Stone is in talks with Josh Brolin, who is starring in "No Country For Old Men," to play the title role in "Bush," the trade paper said.
He is shopping the script to financiers and hopes to start production by April, with a release date in time for the election in November, or the inauguration of Bush's successor in January.
Stone told Daily Variety that he planned to make "a fair, true portrait" of Bush, focusing on such areas as his relationship with his father, President George H.W. Bush, his wild youth, and his conversion to Christianity.
"It will contain surprises for Bush supporters and his detractors," said Stone.
He said Brolin was better looking than Bush, "but has the same drive and charisma that Americans identify with Bush, who has some of that old-time movie-star swagger."

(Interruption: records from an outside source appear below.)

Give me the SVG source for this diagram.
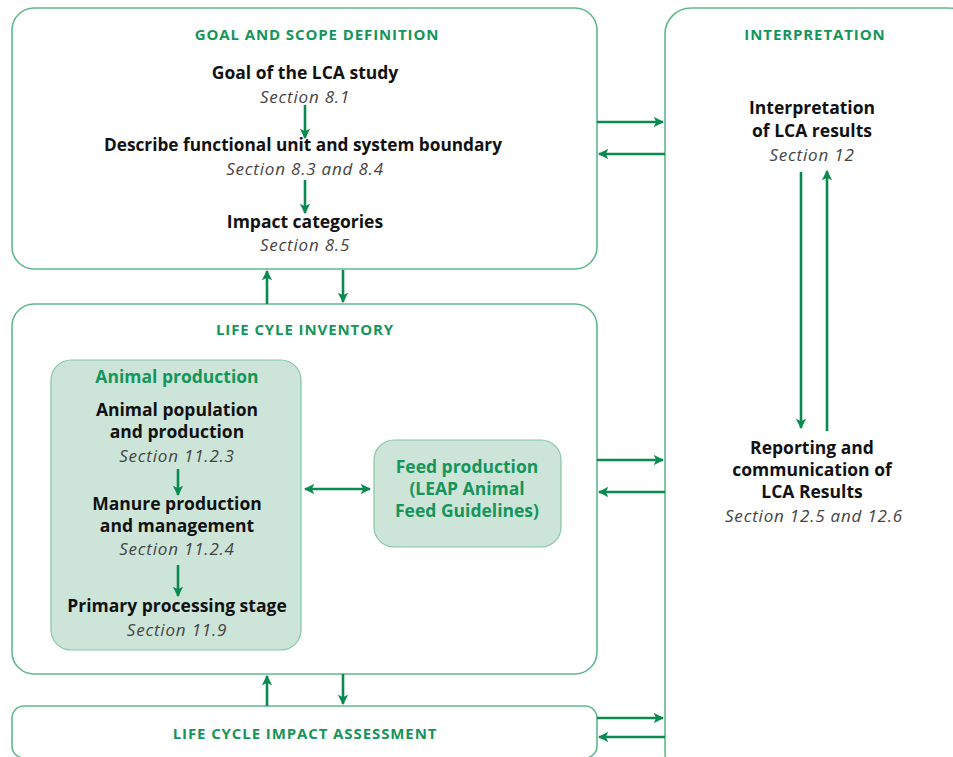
<svg xmlns="http://www.w3.org/2000/svg" width="953" height="757" viewBox="0 0 953 757">
<defs>
<marker id="ah" viewBox="0 0 10 10" refX="9" refY="5" markerWidth="4" markerHeight="4" orient="auto-start-reverse" markerUnits="strokeWidth">
<path d="M0,0 L10,5 L0,10 L2.5,5 Z" fill="#0b8a50"/>
</marker>
<style>
.box{fill:#fff;stroke:#5fb98c;stroke-width:1.6}
.sub{fill:#cde4d9;stroke:#86c6a5;stroke-width:1.2}
.hd{font-family:"Open Sans","Liberation Sans",sans-serif;font-weight:bold;font-size:15px;letter-spacing:0.9px;fill:#15955a;text-anchor:middle}
.gt{font-family:"Open Sans","Liberation Sans",sans-serif;font-weight:bold;font-size:17.5px;fill:#15955a;text-anchor:middle}
.b{font-family:"Open Sans","Liberation Sans",sans-serif;font-weight:bold;font-size:17.5px;fill:#111;text-anchor:middle}
.i{font-family:"Open Sans","Liberation Sans",sans-serif;font-style:italic;font-size:17px;letter-spacing:0.8px;fill:#444;text-anchor:middle}
.c{stroke:#0b8a50;stroke-width:2.6;fill:none}
</style>
</defs>
<g id="goal">
<rect class="box" x="12" y="8" width="585" height="261" rx="22"/>
<text class="hd" x="317" y="40">GOAL AND SCOPE DEFINITION</text>
<text class="b" x="305" y="79">Goal of the LCA study</text>
<text class="i" x="305" y="103">Section 8.1</text>
<text class="b" x="303" y="151" textLength="398" lengthAdjust="spacingAndGlyphs">Describe functional unit and system boundary</text>
<text class="i" x="305" y="175">Section 8.3 and 8.4</text>
<text class="b" x="305" y="228">Impact categories</text>
<text class="i" x="305" y="251">Section 8.5</text>
</g>
<g id="interpretation">
<rect class="box" x="665" y="8" width="310" height="770" rx="26"/>
<text class="hd" x="815" y="40">INTERPRETATION</text>
<text class="b" x="812" y="114">Interpretation</text>
<text class="b" x="812" y="137">of LCA results</text>
<text class="i" x="812" y="161">Section 12</text>
<text class="b" x="812" y="454">Reporting and</text>
<text class="b" x="812" y="476">communication of</text>
<text class="b" x="812" y="498">LCA Results</text>
<text class="i" x="814" y="522">Section 12.5 and 12.6</text>
</g>
<g id="lci">
<rect class="box" x="12" y="304" width="585" height="370" rx="22"/>
<text class="hd" x="305" y="335">LIFE CYLE INVENTORY</text>
</g>
<g id="animal">
<rect class="sub" x="51" y="360" width="250" height="290" rx="20"/>
<text class="gt" x="177" y="383">Animal production</text>
<text class="b" x="177" y="416">Animal population</text>
<text class="b" x="177" y="438">and production</text>
<text class="i" x="177" y="462">Section 11.2.3</text>
<text class="b" x="177" y="510">Manure production</text>
<text class="b" x="177" y="532">and management</text>
<text class="i" x="177" y="555">Section 11.2.4</text>
<text class="b" x="177" y="612">Primary processing stage</text>
<text class="i" x="177" y="636">Section 11.9</text>
</g>
<g id="feed">
<rect class="sub" x="374" y="440" width="187" height="107" rx="20"/>
<text class="gt" x="467" y="473">Feed production</text>
<text class="gt" x="467" y="495">(LEAP Animal</text>
<text class="gt" x="467" y="517">Feed Guidelines)</text>
</g>
<g id="lcia">
<rect class="box" x="12" y="706" width="585" height="52" rx="12"/>
<text class="hd" x="305" y="739">LIFE CYCLE IMPACT ASSESSMENT</text>
</g>
<g id="connectors">
<line class="c" x1="305" y1="105" x2="305" y2="138" marker-end="url(#ah)"/>
<line class="c" x1="305" y1="180" x2="305" y2="213" marker-end="url(#ah)"/>
<line class="c" x1="267" y1="304" x2="267" y2="271" marker-end="url(#ah)"/>
<line class="c" x1="343" y1="270" x2="343" y2="302" marker-end="url(#ah)"/>
<line class="c" x1="267" y1="706" x2="267" y2="676" marker-end="url(#ah)"/>
<line class="c" x1="343" y1="674" x2="343" y2="704" marker-end="url(#ah)"/>
<line class="c" x1="597" y1="122" x2="663" y2="122" marker-end="url(#ah)"/>
<line class="c" x1="665" y1="154" x2="599" y2="154" marker-end="url(#ah)"/>
<line class="c" x1="597" y1="460" x2="663" y2="460" marker-end="url(#ah)"/>
<line class="c" x1="665" y1="492" x2="599" y2="492" marker-end="url(#ah)"/>
<line class="c" x1="597" y1="718" x2="663" y2="718" marker-end="url(#ah)"/>
<line class="c" x1="665" y1="737" x2="599" y2="737" marker-end="url(#ah)"/>
<line class="c" x1="801" y1="172" x2="801" y2="428" marker-end="url(#ah)"/>
<line class="c" x1="827" y1="431" x2="827" y2="171" marker-end="url(#ah)"/>
<line class="c" x1="305" y1="489" x2="370" y2="489" marker-start="url(#ah)" marker-end="url(#ah)"/>
<line class="c" x1="178" y1="469" x2="178" y2="495" marker-end="url(#ah)"/>
<line class="c" x1="178" y1="565" x2="178" y2="596" marker-end="url(#ah)"/>
</g>
</svg>
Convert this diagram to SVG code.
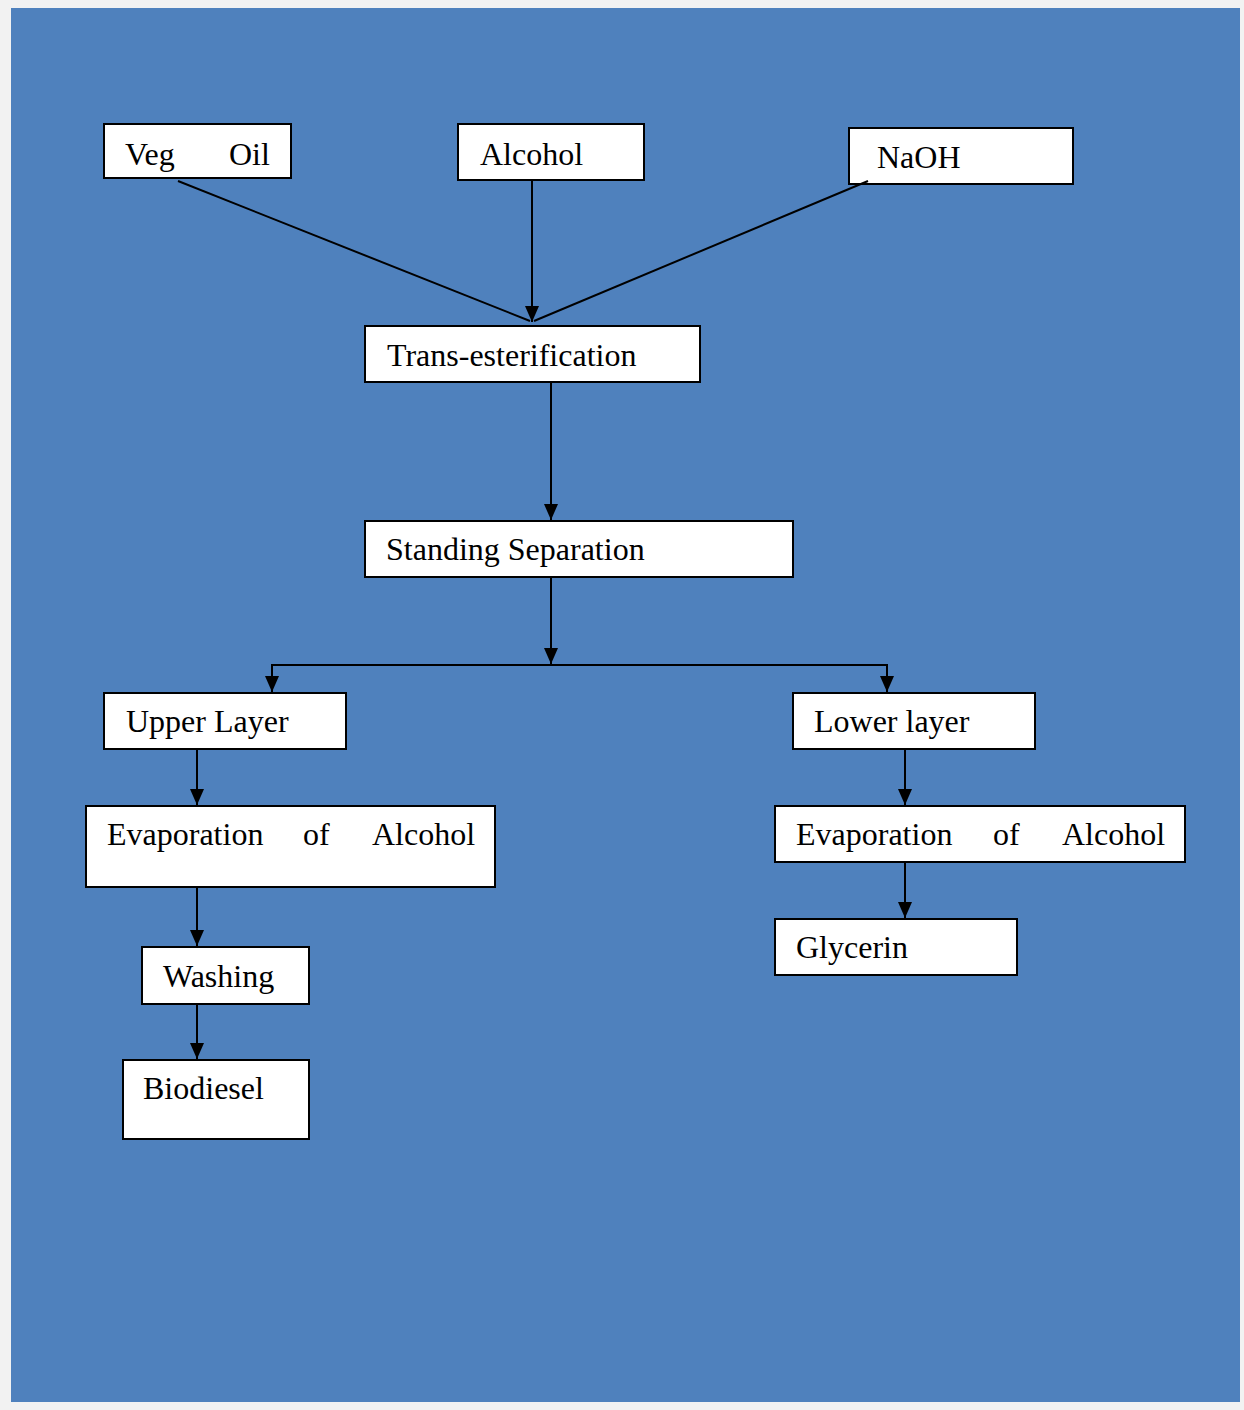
<svg xmlns="http://www.w3.org/2000/svg" width="1244" height="1410" viewBox="0 0 1244 1410">
<defs>
<style>
.box{fill:#ffffff;stroke:#000000;stroke-width:2}
.lbl{font-family:"Liberation Serif","Times New Roman",serif;font-size:32px;fill:#000000}
.ln{fill:none;stroke:#000000;stroke-width:2}
</style>
<marker id="ah" markerUnits="userSpaceOnUse" markerWidth="18" markerHeight="18" viewBox="0 0 18 18" refX="16" refY="9" orient="auto">
<path d="M0,2 L16,9 L0,16 Z" fill="#000000"/>
</marker>
</defs>
<rect x="0" y="0" width="1244" height="1410" fill="#f2f2f2"/>
<rect x="11" y="8" width="1229" height="1394" fill="#4f81bd"/>

<g id="veg-oil">
<rect class="box" x="104" y="124" width="187" height="54"/>
<text class="lbl" x="125" y="165">Veg</text>
<text class="lbl" x="229" y="165">Oil</text>
</g>
<g id="alcohol">
<rect class="box" x="458" y="124" width="186" height="56"/>
<text class="lbl" x="480" y="165">Alcohol</text>
</g>
<g id="naoh">
<rect class="box" x="849" y="128" width="224" height="56"/>
<text class="lbl" x="877" y="168">NaOH</text>
</g>
<g id="trans-esterification">
<rect class="box" x="365" y="326" width="335" height="56"/>
<text class="lbl" x="387" y="366">Trans-esterification</text>
</g>
<g id="standing-separation">
<rect class="box" x="365" y="521" width="428" height="56"/>
<text class="lbl" x="386" y="560">Standing Separation</text>
</g>
<g id="upper-layer">
<rect class="box" x="104" y="693" width="242" height="56"/>
<text class="lbl" x="126" y="732">Upper Layer</text>
</g>
<g id="evap-left">
<rect class="box" x="86" y="806" width="409" height="81"/>
<text class="lbl" x="107" y="845">Evaporation</text>
<text class="lbl" x="303" y="845">of</text>
<text class="lbl" x="372" y="845">Alcohol</text>
</g>
<g id="washing">
<rect class="box" x="142" y="947" width="167" height="57"/>
<text class="lbl" x="163" y="987">Washing</text>
</g>
<g id="biodiesel">
<rect class="box" x="123" y="1060" width="186" height="79"/>
<text class="lbl" x="143" y="1099">Biodiesel</text>
</g>
<g id="lower-layer">
<rect class="box" x="793" y="693" width="242" height="56"/>
<text class="lbl" x="814" y="732">Lower layer</text>
</g>
<g id="evap-right">
<rect class="box" x="775" y="806" width="410" height="56"/>
<text class="lbl" x="796" y="845">Evaporation</text>
<text class="lbl" x="993" y="845">of</text>
<text class="lbl" x="1062" y="845">Alcohol</text>
</g>
<g id="glycerin">
<rect class="box" x="775" y="919" width="242" height="56"/>
<text class="lbl" x="796" y="958">Glycerin</text>
</g>

<g id="connectors">
<line class="ln" x1="178" y1="181" x2="530" y2="321"/>
<line class="ln" x1="868" y1="181" x2="534" y2="321"/>
<line class="ln" x1="532" y1="181" x2="532" y2="322" marker-end="url(#ah)"/>
<line class="ln" x1="551" y1="383" x2="551" y2="520" marker-end="url(#ah)"/>
<line class="ln" x1="551" y1="578" x2="551" y2="664" marker-end="url(#ah)"/>
<polyline class="ln" points="272,680 272,665 887,665 887,680"/>
<line class="ln" x1="272" y1="665" x2="272" y2="692" marker-end="url(#ah)"/>
<line class="ln" x1="887" y1="665" x2="887" y2="692" marker-end="url(#ah)"/>
<line class="ln" x1="197" y1="750" x2="197" y2="805" marker-end="url(#ah)"/>
<line class="ln" x1="197" y1="888" x2="197" y2="946" marker-end="url(#ah)"/>
<line class="ln" x1="197" y1="1005" x2="197" y2="1059" marker-end="url(#ah)"/>
<line class="ln" x1="905" y1="750" x2="905" y2="805" marker-end="url(#ah)"/>
<line class="ln" x1="905" y1="863" x2="905" y2="918" marker-end="url(#ah)"/>
</g>
</svg>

A White House spokesman could not immediately be reached for comment. Bush has acknowledged that he was a heavy drinker in his younger days, but has long been sober.
Stone, who has had his battles with drink and drugs, earned three Oscar nominations for his 1991 conspiracy film "JFK." In 1996, he also received a script nomination for "Nixon," which starred Anthony Hopkins. He won best directing Oscars for the Vietnam sagas "Platoon" and "Born on the Fourth of July."
Other historical figures reinterpreted by Stone include dead rock star Jim Morrison in "The Doors," and Alexander the Great in "Alexander."
In 2002, he shot a flattering documentary about Cuban leader Fidel Castro for HBO, but the pay-cable network told him to balance it with more footage about political prisoners on the communist island.
Stone's efforts last year to film a documentary about another Bush nemesis, Iranian president Mahmoud Ahmadinejad, also hit turbulence. His request for access was denied with an official reportedly dismissing the filmmaker as "part of the Great Satan."